No rosto sério do Porteiro do Céu aparecerá algumas rugas de apreensão e girando o lápis entre os dedos dirá:
- Ok amigão, aguarde aí do lado que parece que você terá alguns anos de perdão!
- O medo dominará totalmente minha alma, até que serei chamado novamente e nova pergunta surgirá:
- Além deste trabalho, chegou a desenvolver outro que possa isentar você de ir para o Inferno?
- Sim,  claro, trabalhei numa indústria “Y” como operário, fabricando remédios para pessoas doentes, durante muito tempo!
- Qual foi sua última atividade na terra?
- Era Inspetor de Alunos!
- "Putz", senta aí do meu lado, pega esta lista e ajude-me a organizar esta fila enorme, depois a gente vai estudar seu caso...complicadíssimo!
   E assim ficaria por lá, aguardando o momento da definição, mas enquanto isto ía dando uma "espiadinha" nas apostilas dos concursos, afinal a gente nunca sabe o que pode acontecer! 

O CAFONA - OS BAILES DA VILA RÉ



       Em 1.970, eu era um adolescente de 15 anos de idade e estava vivendo o melhor  ano de toda a minha vida, isto eu ainda não sabia, digo isto agora...mas como todo garoto daquela época,  já trabalhava com carteira assinada numa Cia.
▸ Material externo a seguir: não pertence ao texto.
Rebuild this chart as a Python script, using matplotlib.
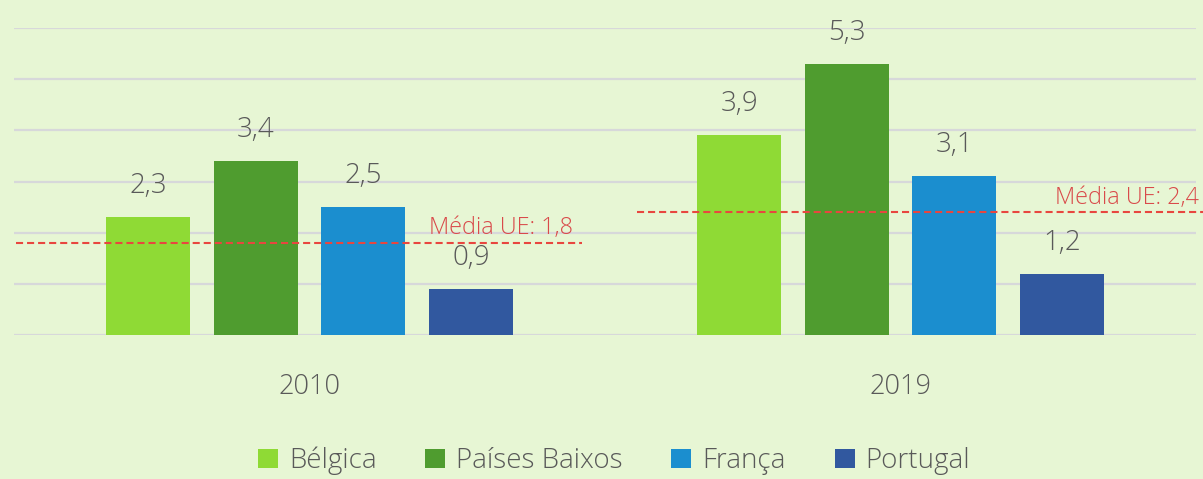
import matplotlib
matplotlib.use("Agg")
import matplotlib.pyplot as plt
import numpy as np
from matplotlib.patches import Patch

years = ["2010", "2019"]
countries = ["Bélgica", "Países Baixos", "França", "Portugal"]
values = {
    "Bélgica": [2.3, 3.9],
    "Países Baixos": [3.4, 5.3],
    "França": [2.5, 3.1],
    "Portugal": [0.9, 1.2],
}
eu_mean = [1.8, 2.4]
eu_labels = ["Média UE: 1,8", "Média UE: 2,4"]

colors = ["#8fda35", "#4f9c2f", "#1b8ecf", "#31589f"]
bg = "#e7f6d4"
text_col = "#595959"
red = "#e8463f"

plt.rcParams['font.family'] = ["Open Sans", "DejaVu Sans"]

fig = plt.figure(figsize=(12.03, 4.79), dpi=100, facecolor=bg)
ax = fig.add_axes([14/1203, 1-335/479, 1182/1203, 307/479])
ax.set_facecolor(bg)

x = np.arange(len(years))
width = 0.142
step = 0.182
offsets = (np.arange(len(countries)) - 1.5) * step
for i, c in enumerate(countries):
    ax.bar(x + offsets[i], values[c], width, color=colors[i], zorder=3, label=c)
    for xi, v in zip(x + offsets[i], values[c]):
        ax.text(xi, v + 0.47, f"{v:.1f}".replace(".", ","), ha="center", va="baseline",
                fontsize=20, color=text_col, zorder=4, fontweight="light", clip_on=False)

ax.set_xlim(-0.5, 1.5)
ax.set_ylim(0, 6)
ax.set_yticks(np.arange(0, 7, 1))
ax.yaxis.grid(True, color="#d7d8da", linewidth=1.6, zorder=0)
ax.set_axisbelow(True)
ax.tick_params(axis="y", left=False, labelleft=False)
ax.tick_params(axis="x", bottom=False, labelsize=19.5, labelcolor=text_col, pad=24)
ax.set_xticks(x)
ax.set_xticklabels(years, fontweight="light")
for s in ax.spines.values():
    s.set_visible(False)

# EU mean lines
dash = (0, (3.4, 1.9))
ax.plot([-0.497, 0.461], [eu_mean[0]] * 2, ls=dash, color=red, lw=1.5, zorder=5)
ax.text(0.446, eu_mean[0] + 0.17, eu_labels[0], ha="right", va="baseline", fontsize=16.8,
        color="#d94a4a", zorder=5, fontweight="light")
ax.plot([0.554, 1.52], [eu_mean[1]] * 2, ls=dash, color=red, lw=1.5, zorder=5,
        clip_on=False)
ax.text(1.505, eu_mean[1] + 0.17, eu_labels[1], ha="right", va="baseline", fontsize=16.8,
        color="#d94a4a", zorder=5, clip_on=False, fontweight="light")

handles = [Patch(facecolor=colors[i], label=c) for i, c in enumerate(countries)]
leg = fig.legend(handles=handles, loc="center", bbox_to_anchor=(614/1203, 1-461/479),
                 ncol=4, frameon=False, handlelength=0.72, handleheight=0.72,
                 handletextpad=0.4, columnspacing=1.75,
                 prop={"size": 20, "weight": "light"})
for t in leg.get_texts():
    t.set_color(text_col)

fig.savefig("out.png", dpi=100, facecolor=bg)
De Seguros, tinha algumas paquerinhas e adorava passar as tardes de sábados no Centro Educacional da Mooca, na Piscina e quando chegava em casa começava a preparar-me para ir a um baile chamado “O Cafona”, que ficava na Vila Ré, Zona Leste de São Paulo.
     Assim que chegava em casa tomava um demorado banho de balde, perfumava-me com um desodorante barato e vestia uma calça boca de sino azul com listras brancas e cintura bem alta, uma camisa “Gola Olímpica”, que chamávamos carinhosamente de “Volta ao Mundo”, um sapato com saltos enormes, chamado salto carrapeta, um cinto com uma fivela imensa. Repartia meus cabelos compridos ao meio, emprestava algum dinheiro do meu pai e ia ao encontro dos amigos Israel e Luizão para encontramos nosso tesouro feminino nos bailes do Cafona.
    Assim que encontrava com meus amigos era zombado com vários assobios: “fiu, fiu!” enaltecendo meus trajes  e o agradável odor de perfume de quinta categoria e lá seguíamos nós em plena “louçania” dos nossos 15 anos, falando muito sobre o cotidiano, das lindas meninas que se déssemos sorte encontraríamos no baile, sorrisos altos e olhos observadores para tudo e para todos.
   Após uma caminhada de uns trinta minutos, chegávamos ao Cafona e ficávamos observando as lindas meninas chegarem com os cabelos estilo Chanel, com muito “laquê”, vestidos rodados e sorrisos alegres, algumas vinham acompanhadas dos pais, o que deixava-nos muito apreensivos, pois sabíamos que seria muito difícil abordá-las.
    Após alguns minutos naquele flerte, tomávamos coragem, passávamos a língua nos lábios e entrávamos sem muita purpurina. Às vezes éramos notados logo na entrada e ficava fácil bailarmos as três horas apenas com uma única menina. Mas isto acontecia muito raramente, pois na maioria das vezes éramos obrigados a garimpar nosso tesouro com muito esforço, mas sempre acabava por arranjar alguma pequena interessante.
   Os meus amigos  se davam muito bem, pois eles eram “galinhas”, hoje o pessoal fala “pegador”, bailavam com quase todas as meninas, sem restrição, agora eu..era um pouco tímido e meio “bobão”, pois não aceitava bailar com qualquer menina e sempre escolhia as mais bonitas, o que diminuía muito minhas chances de arranjar alguma menina. Quantas vezes  passava o baile todo observando os meus amigos bailando e eu bebendo guaraná e de olho numa “linda” e ela não dava a mínima chance de aproximação.
   Mas quando anunciam a última música, ficávamos desesperados para encontrar alguém, valia tudo, o importante era dançar a última música que se chamava Rock Roll Lo Lo Bye cantada por B.J.Thomas. Rostos colados e os olhares  de algumas mães colados na gente, nada de grave acontecia, a não serem alguns cochichos  inaudíveis prometendo vir no próximo baile e sempre enaltecendo a beleza que às vezes não condizia com a realidade, mas valia tudo, até dar alguns pisões nós pés das damas e ser largado em plena música. Que vergonha!
    Terminada a música, dávamos um enorme suspiro e saiamos com a alma repleta de felicidade, alguns beijinhos em algumas meninas sempre prometendo o retorno no próximo final de semana e pé na estrada porque se fazia tarde, afinal tínhamos que chegar em casa antes da meia-noite.
    Quantos bailes! Quantas alegrias vividas ao longo da nossa adolescência que hoje as trago bem no fundo do meu coração e faz-me sentir que vivemos nossa época intensamente, com a pureza e alegria dos jovens da geração 70. Que saudades!